Enhancing Inter-Patient Performance for Arrhythmia Classification with Adversarial Learning Using Beat-Score Maps

Abstract

Research on computer-aided arrhythmia classification is actively conducted, but the limited generalization capacity constrains its applicability in practical clinical settings. One of the primary challenges in deploying such techniques in real-world scenarios is the inter-patient variability and the consequent performance degradation. In this study, we leverage our previous innovation, the n-beat-score map (n-BSM), to introduce an adversarial framework to mitigate the issue of poor performance in arrhythmia classification within the inter-patient paradigm. The n-BSM is a 2D representation of the ECG signal, capturing its constituent beat characteristics through beat-score vectors derived from a pre-trained beat classifier. We employ adversarial learning to eliminate patient-dependent features during the training of the beat classifier, thereby generating the patient-independent n-BSM (PI-BSM).
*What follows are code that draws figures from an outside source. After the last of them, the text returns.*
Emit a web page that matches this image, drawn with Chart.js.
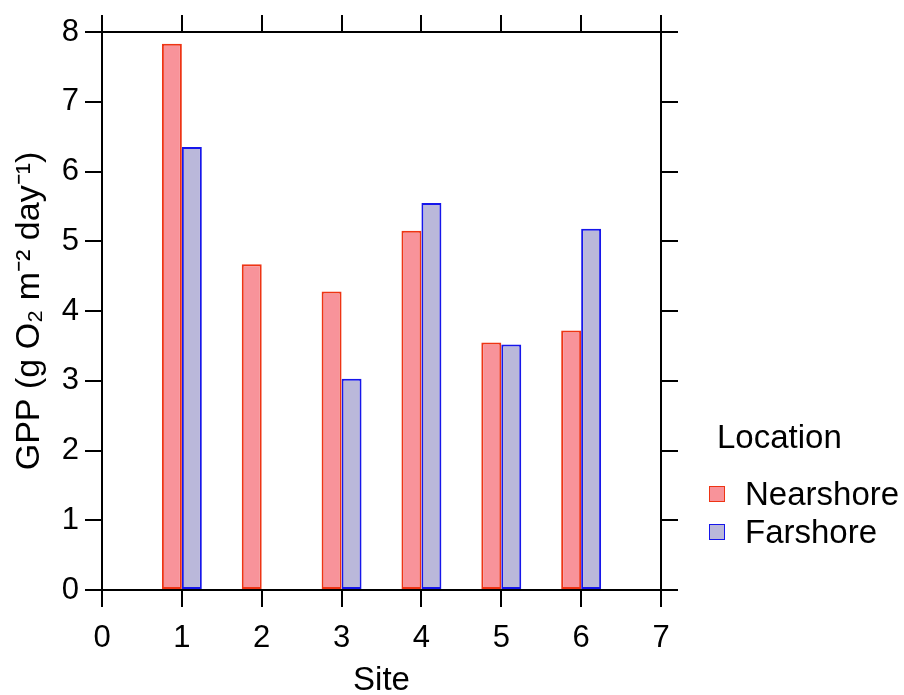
<!DOCTYPE html>
<html>
<head>
<meta charset="utf-8">
<script src="https://cdn.jsdelivr.net/npm/chart.js@4/dist/chart.umd.min.js"></script>
<style>
  html, body { margin: 0; padding: 0; background: #fff; }
  #wrap { position: relative; width: 904px; height: 695px; }
  canvas { position: absolute; left: 0; top: 0; }
  .lg { position: absolute; font-family: "Liberation Sans", Arial, sans-serif; font-size: 33px; line-height: 33px; color: #000; white-space: nowrap; }
  .box { position: absolute; width: 16px; height: 16px; box-sizing: border-box; border: 1.5px solid; }
</style>
</head>
<body>
<div id="wrap">
  <canvas id="c" width="904" height="695"></canvas>
  <div class="lg" style="left:717px; top:420px;">Location</div>
  <div class="box" id="boxN" style="left:709px; top:486px;"></div>
  <div class="lg" style="left:745px; top:477px;">Nearshore</div>
  <div class="box" id="boxF" style="left:709px; top:524px;"></div>
  <div class="lg" style="left:745px; top:515px;">Farshore</div>
</div>
<script>
// GPP by site, nearshore vs farshore
const sites = [1, 2, 3, 4, 5, 6];
const nearshore = [7.83, 4.67, 4.28, 5.15, 3.55, 3.72];
const farshore = [6.35, null, 3.03, 5.55, 3.52, 5.18];
const xTicks = [0, 1, 2, 3, 4, 5, 6, 7];
const yTicks = [0, 1, 2, 3, 4, 5, 6, 7, 8];

const nearFill = 'rgb(248,147,154)';
const nearLine = 'rgb(238,52,20)';
const farFill = 'rgb(186,184,218)';
const farLine = 'rgb(22,22,235)';

document.getElementById('boxN').style.background = nearFill;
document.getElementById('boxN').style.borderColor = nearLine;
document.getElementById('boxF').style.background = farFill;
document.getElementById('boxF').style.borderColor = farLine;

const FONT = '"Liberation Sans", Arial, sans-serif';

function frameGrid() {
  return {
    display: true, drawOnChartArea: false, drawTicks: true, offset: false,
    tickLength: 17, tickWidth: 2, tickColor: '#000', lineWidth: 2, color: '#000'
  };
}
function frameBorder() { return { display: true, color: '#000', width: 2 }; }

new Chart(document.getElementById('c'), {
  type: 'bar',
  data: {
    datasets: [
      {
        label: 'Nearshore',
        data: sites.map((s, i) => ({ x: s, y: nearshore[i] })),
        backgroundColor: nearFill, borderColor: nearLine, borderWidth: 2, borderSkipped: false,
        xAxisID: 'x', yAxisID: 'y'
      },
      {
        label: 'Farshore',
        data: sites.map((s, i) => ({ x: s, y: farshore[i] })),
        backgroundColor: farFill, borderColor: farLine, borderWidth: 2, borderSkipped: false,
        xAxisID: 'x', yAxisID: 'y'
      }
    ]
  },
  options: {
    responsive: false,
    animation: false,
    categoryPercentage: 0.5,
    barPercentage: 1,
    layout: { padding: { left: 0, right: 226, top: 15, bottom: 0 } },
    plugins: { legend: { display: false }, tooltip: { enabled: false } },
    scales: {
      x: {
        type: 'linear', position: 'bottom', min: 0, max: 7, offset: false,
        afterBuildTicks: s => { s.ticks = xTicks.map(v => ({ value: v })); },
        afterFit: s => { s.height = 105; },
        ticks: { color: '#000', font: { family: FONT, size: 31 }, padding: 13, maxRotation: 0 },
        grid: frameGrid(), border: frameBorder(),
        title: { display: true, text: 'Site', color: '#000', font: { family: FONT, size: 33, lineHeight: 1 }, padding: { top: 0, bottom: -2 } }
      },
      x2: {
        type: 'linear', axis: 'x', position: 'top', min: 0, max: 7, offset: false,
        afterBuildTicks: s => { s.ticks = xTicks.map(v => ({ value: v })); },
        ticks: { display: false },
        grid: frameGrid(), border: frameBorder()
      },
      y: {
        type: 'linear', position: 'left', min: 0, max: 8,
        afterBuildTicks: s => { s.ticks = yTicks.map(v => ({ value: v })); },
        afterFit: s => { s.width = 102; },
        ticks: { color: '#000', font: { family: FONT, size: 31 }, padding: 6 },
        grid: frameGrid(), border: frameBorder(),
        title: { display: true, text: 'GPP (g O\u2082 m\u207B\u00B2 day\u207B\u00B9)', color: '#000', font: { family: FONT, size: 34 }, padding: { top: 9, bottom: 0 } }
      },
      y2: {
        type: 'linear', axis: 'y', position: 'right', min: 0, max: 8,
        afterBuildTicks: s => { s.ticks = yTicks.map(v => ({ value: v })); },
        ticks: { display: false },
        grid: frameGrid(), border: frameBorder()
      }
    }
  }
});
</script>
</body>
</html>
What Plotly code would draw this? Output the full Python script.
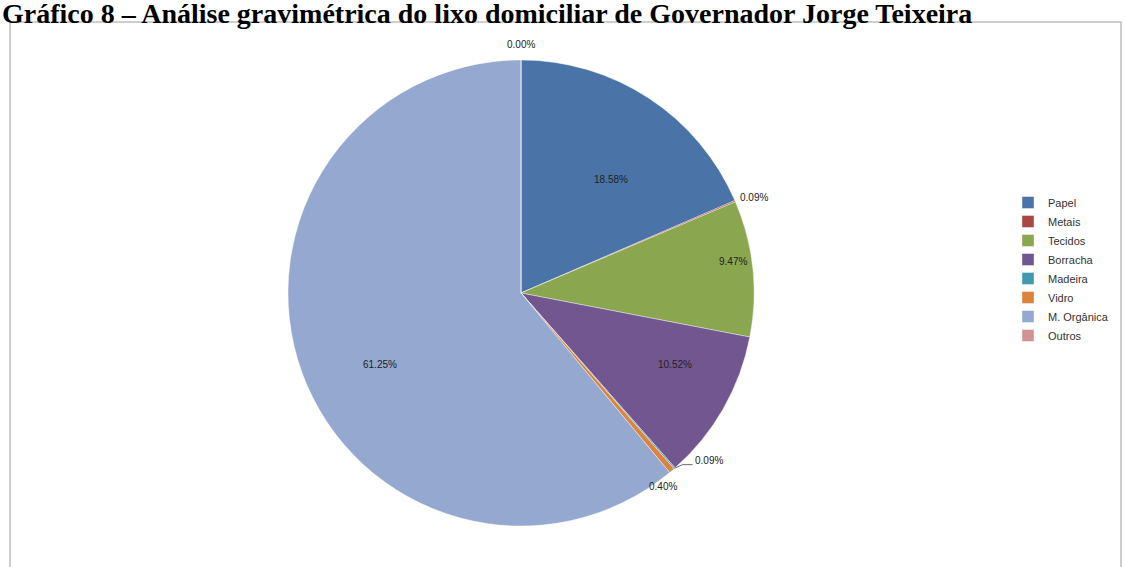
import math
import plotly.graph_objects as go

# Composição gravimétrica (%) do lixo domiciliar
categorias = ["Papel", "Metais", "Tecidos", "Borracha", "Madeira", "Vidro", "M. Orgânica", "Outros"]
percentuais = [18.58, 0.09, 9.47, 10.52, 0.09, 0.40, 61.25, 0.00]
cores = ["#4A74A8", "#AA4643", "#8AA64F", "#72568F", "#4198AF", "#DB843D", "#94A8D0", "#D19392"]

# distância radial de cada rótulo (fração do raio) e pequeno desvio angular (graus)
raio_rotulo = [0.62, 1.08, 0.92, 0.73, 1.08, 1.03, 0.68, 1.065]
desvio_rotulo = [5, 1, -2.5, -5, -7, 4, -7, 0]

W, H = 1126, 567
cx, cy, r = 521, 293, 233
fonte = "Liberation Sans Narrow, Liberation Sans, sans-serif"

fig = go.Figure()
fig.add_trace(go.Pie(
    labels=categorias,
    values=percentuais,
    textinfo="none",
    sort=False,
    direction="clockwise",
    rotation=0,
    marker=dict(colors=cores, line=dict(color="white", width=0.4)),
    showlegend=True,
    domain=dict(x=[(cx - r) / W, (cx + r) / W], y=[(H - cy - r) / H, (H - cy + r) / H]),
    hovertemplate="%{label}: %{value:.2f}%<extra></extra>",
))

# rótulos de percentual posicionados pelo ângulo médio de cada fatia
total = sum(percentuais)
anotacoes = []
formas = []
acum = 0.0
for i, v in enumerate(percentuais):
    meio = (acum + v / 2) / total * 360.0
    acum += v
    ang = math.radians(meio + desvio_rotulo[i])
    px = cx + raio_rotulo[i] * r * math.sin(ang)
    py = cy - raio_rotulo[i] * r * math.cos(ang)
    anotacoes.append(dict(
        text=f"{v:.2f}%", xref="paper", yref="paper",
        x=px / W, y=1 - py / H, xanchor="center", yanchor="middle",
        showarrow=False, font=dict(family=fonte, size=10, color="#222222"),
    ))
    if categorias[i] == "Madeira":
        a0 = math.radians(meio)
        x0 = cx + 1.0 * r * math.sin(a0)
        y0 = cy - 1.0 * r * math.cos(a0)
        x1 = px - 16
        y1 = py + 4
        formas.append(dict(type="path", xref="paper", yref="paper",
                           path=f"M {x0 / W},{1 - y0 / H} L {(x0 + 8) / W},{1 - y1 / H} L {x1 / W},{1 - y1 / H}",
                           line=dict(color="#444444", width=0.8)))

formas.append(dict(type="rect", xref="paper", yref="paper",
                   x0=10 / W, x1=1121 / W, y0=-0.02, y1=1 - 22 / H,
                   line=dict(color="#BFBFBF", width=1.5), fillcolor="rgba(0,0,0,0)", layer="below"))

anotacoes.append(dict(
    text="<b>Gráfico 8 – Análise gravimétrica do lixo domiciliar de Governador Jorge Teixeira</b>",
    xref="paper", yref="paper", x=0, y=1 + 4 / H, xanchor="left", yanchor="top",
    showarrow=False,
    font=dict(family="Liberation Serif, Times New Roman, serif", size=28, color="black"),
))

fig.update_layout(
    width=W, height=H,
    margin=dict(l=0, r=0, t=0, b=0, autoexpand=False),
    paper_bgcolor="white",
    plot_bgcolor="white",
    legend=dict(
        x=1008 / W, y=1 - 188 / H, xanchor="left", yanchor="top",
        font=dict(family=fonte, size=11, color="#333333"),
        itemwidth=30, tracegroupgap=0,
        bgcolor="rgba(0,0,0,0)",
    ),
    shapes=formas,
    annotations=anotacoes,
)

fig.write_html("out.html")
This approach enables us to concentrate primarily on the learning characteristics associated with beat type rather than patient-specific features. Through a beat classifier pre-trained with adversarial learning, a series of beat-score vectors are generated for the beat segments that make up a given ECG signal. These vectors are then concatenated chronologically to form a PI-BSM. Utilizing PI-BSMs as the input, an arrhythmia classifier is trained to differentiate between distinct types of rhythms. This approach yields a 14.27% enhancement in the F1-score in the MIT-BIH arrhythmia database and a 4.97% improvement in cross-database evaluation using the Chapman–Shaoxing 12-lead ECG database.